Marine et son amie Binki font partie du lot. Elles rêvent des Sauveurs annoncés par le mystérieux groupe Mémoire/Memory. Jusqu'au jour où, perçant une galerie, une gigantesque explosion retentit. Les autorités ferment le site. Des gaz nocifs s'en échappent, prétendent-elles. Marine et Binki savent qu'il n'en est rien, que le gouvernement veut dissimuler les preuves du passé réel. La contestation s'organise. Jusqu'au jour où descend du ciel l'ange prophétisé. Est-il matériel ? Marine le suppose, qui s'enfuit avec lui. Mais ce dernier est amnésique. Commence alors la lente reconstruction de la vérité authentique. De même que la conquête des étoiles dans les siècles passés, celle-ci n'est-elle pas aussi une chimère ?

Plus pessimiste que jamais, Pelot bâtit un roman fort et dru, « à chaux et à sable », comme disait Ruellan.
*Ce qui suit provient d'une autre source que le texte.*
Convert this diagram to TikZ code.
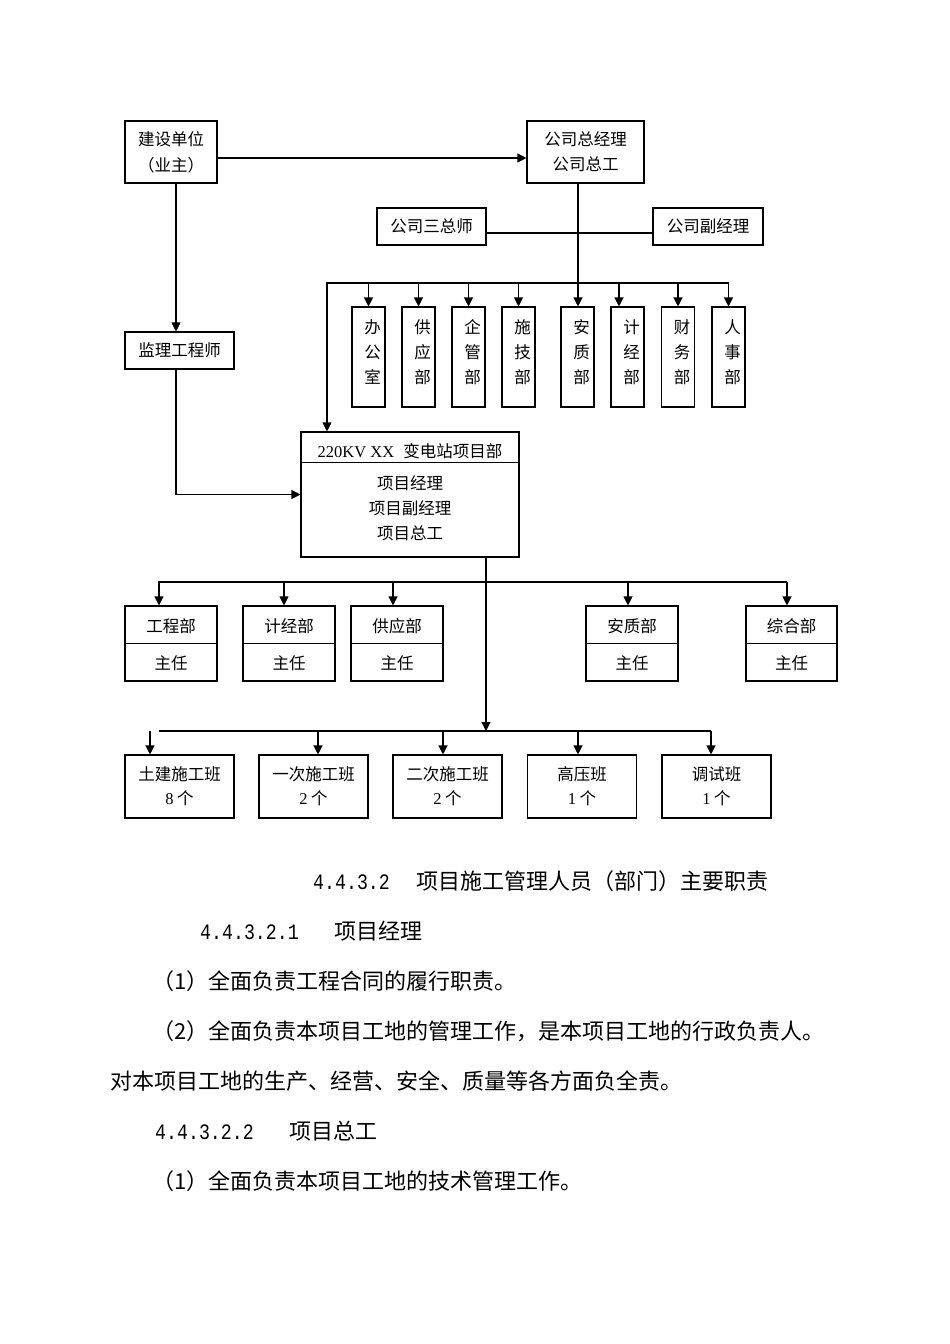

Et, s'il n'innove guère dans le domaine qui nous est cher, il apporte une pierre essentielle à l'univers si cohérent qu'il construit, de Mecanic jungle (en tant que Pierre Suragne) à Delirium circus, et de Canyon Street aux Pieds dans la tête.

Philippe Curval → Magazine littéraire, nº 344, juin 1996

Henri Lœvenbruck & Alain Névant : Ozone

Olivier Girard : Bifrost

Stéphane Nicot : Galaxies

revues de Science-Fiction, de Fantastique et/ou de Fantasy

chronique par Philippe Curval, 1996

La Science-Fiction semble émerger de l'électro-encéphalogramme plat avec la parution de trois trimestriels. La micro-informatique n'est pas pour rien dans le phénomène. Ozone, sympathique et ouvert, dont le nº 2 vient de paraître. Au sommaire, un entretien avec Dan Simmons et une nouvelle de Ligny. Bifrost (quel titre !) s'annonce comme un pont entre la SF et le Fantastique. Enfin Galaxies, nettement SF, plus professionnel, propose un intéressant inédit d'Iain M. Banks sur la Culture, des nouvelles de Lehman et de Spinrad. Difficile d'affirmer à froid un point de vue critique. Ces revues se cherchent un style. Souhaitons qu'elles trouvent aussi des lecteurs.